The UK government has announced that, from January next year, driverless cars will be allowed on public roads, and are inviting cities to compete for one of the three trials being launched at the same time.
Vince Cable, Business Secretary, publicised the plans at the automotive engineering firm, Mira’s, research facility, stating that,
“Today’s announcement will see driverless cars take to our streets in less than six months, putting us at the forefront of this transformational technology and opening up new opportunities for our economy and society”.
Although, the Department for Transport originally announced that driverless cars would be trialled on public roads before the end of 2013, but concerns over legal and insurance issues restricted their use to private roads.
Other countries have overcome these restrictions, such as the US States of California, Florida and Nevada have approved testing the vehicles, with Google’s car having completed over 300,000 miles in California, 2013 saw Nissan carry out road tests in Japan and Sweden has given Volvo the permission to test 100 driverless cars in the city of Gothenburg, all be it not until 2017.

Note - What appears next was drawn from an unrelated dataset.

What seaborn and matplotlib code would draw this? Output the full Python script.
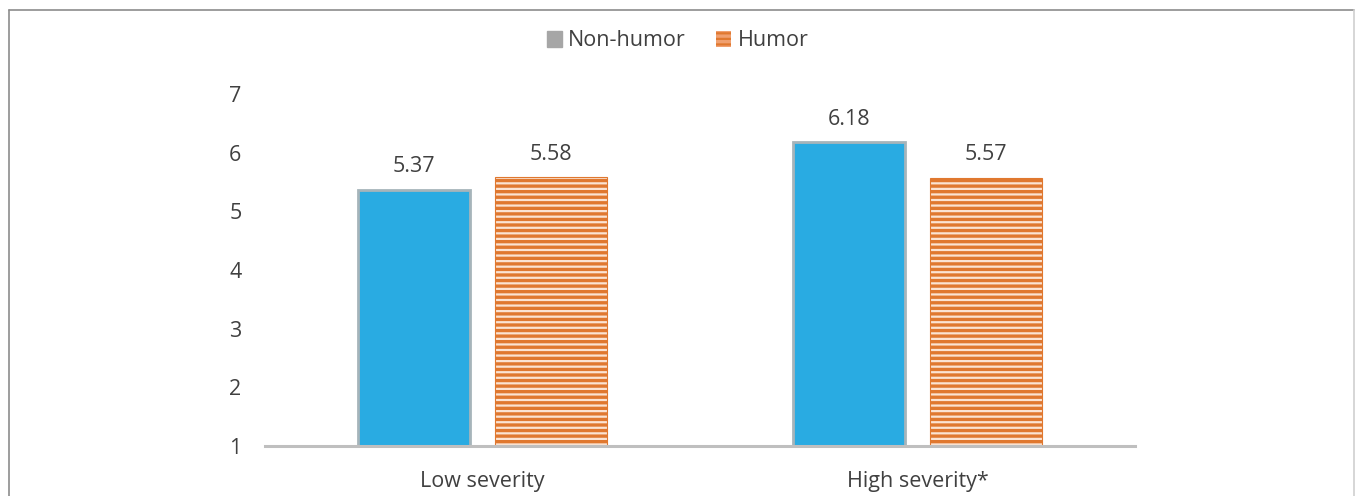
import matplotlib
matplotlib.use("Agg")
import matplotlib.pyplot as plt
import seaborn as sns
import pandas as pd
from matplotlib.patches import Patch
from matplotlib.lines import Line2D

categories = ["Low severity", "High severity*"]
series_names = ["Non-humor", "Humor"]
non_humor = [5.37, 6.18]
humor = [5.58, 5.57]
yticks = [1, 2, 3, 4, 5, 6, 7]

sns.set_theme(style="white")
plt.rcParams['font.family'] = ['Open Sans', 'DejaVu Sans']
plt.rcParams['hatch.linewidth'] = 2.4

text_color = "#404040"
blue = "#29ABE2"
orange = "#E0782F"
peach = "#FBE3D2"
fs = 15.5

df = pd.DataFrame({
    "category": categories * 2,
    "series": [series_names[0]] * 2 + [series_names[1]] * 2,
    "value": non_humor + humor,
})

fig = plt.figure(figsize=(13.55, 4.96), dpi=100)
ax = fig.add_axes([265 / 1355, 50 / 496, 870 / 1355, 352 / 496])

sns.barplot(data=df, x="category", y="value", hue="series",
            palette={series_names[0]: blue, series_names[1]: peach},
            width=0.632, gap=0.185, saturation=1, ax=ax, legend=False)

containers = ax.containers
for bar in containers[0]:
    bar.set_facecolor(blue)
    bar.set_edgecolor("#A6B4BA")
    bar.set_linewidth(2.0)
for bar in containers[1]:
    bar.set_facecolor(peach)
    bar.set_edgecolor(orange)
    bar.set_hatch("---")
    bar.set_linewidth(0.8)

for c in containers:
    ax.bar_label(c, fmt="%.2f", padding=9, fontsize=fs, color=text_color)

ax.set_ylim(1, 7)
ax.set_yticks(yticks)
ax.set_yticklabels([str(t) for t in yticks])
ax.set_xlim(-0.5, 1.5)
ax.set_xlabel("")
ax.set_ylabel("")
for s in ["top", "right", "left"]:
    ax.spines[s].set_visible(False)
ax.spines["bottom"].set_color("#BFBFBF")
ax.spines["bottom"].set_linewidth(2.2)
ax.tick_params(axis="both", length=0, labelsize=fs, labelcolor=text_color)
ax.tick_params(axis="y", pad=17)
ax.tick_params(axis="x", pad=18)

handles = [Patch(facecolor="#A6A6A6", edgecolor="#A6A6A6"),
           Patch(facecolor=orange, edgecolor="#F0A070", hatch="---", linewidth=0)]
leg = fig.legend(handles, series_names, loc="center", bbox_to_anchor=(0.5, 1 - 41 / 496),
                 ncol=2, frameon=False, fontsize=fs, handlelength=0.7, handleheight=0.7,
                 handletextpad=0.3, columnspacing=1.4)
for t in leg.get_texts():
    t.set_color(text_color)

# outer frame
fig.add_artist(Line2D([9 / 1355, 9 / 1355], [0, 1 - 10 / 496], transform=fig.transFigure, color="#8C8C8C", lw=1.2))
fig.add_artist(Line2D([9 / 1355, 1354 / 1355], [1 - 10 / 496, 1 - 10 / 496], transform=fig.transFigure, color="#8C8C8C", lw=1.2))
fig.add_artist(Line2D([1354 / 1355, 1354 / 1355], [0, 1 - 10 / 496], transform=fig.transFigure, color="#D0D0D0", lw=1.2))

fig.savefig("out.png", dpi=100)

Those cities wanting to take part in the trials have until October to express their interest. The three winners will have a fund of £10m divided between them, with the testing expected to run or between 18 to 36 months.
To aid the trials, civil servants have until the end of this year to produce a review of road regulations, covering areas such as, the need for driverless cars to comply with road safety and traffic laws, and changes to the Highway Code. While assessing the relevance where a driver can take back control of the vehicle and where no driver is at all required.
The concept of the ‘driverless car’ has been gradually developing for some time, with many everyday vehicles offering a degree of autonomy, such as cruise control, automatic braking, and anti-lane drift.
However, the term is now describing those that take control of steering, accelerating, indicating and braking from the majority, if not all, of a journey. In order to achieve this the cars use innovative technology, such as Lidar which measures how lasers bounce off reflective surfaces, capturing information about millions of points surrounding the vehicle. This is also joined by a technique known as ‘computer vision’, software that is able to make sense of 360 degree images captures, thus being able to warn of pedestrians, cyclists, and objects that may be in the vehicle’s path.
Driverless cars can also use technology such as GPS, radar, ultrasonic sensors, and other sensors to measure orientation and wheel rotation.
With the technology in place, the debate is whether to allow a passenger to take control of the vehicle at a moment’s notice, or abandon all controls and entirely remove the need of a ‘driver’.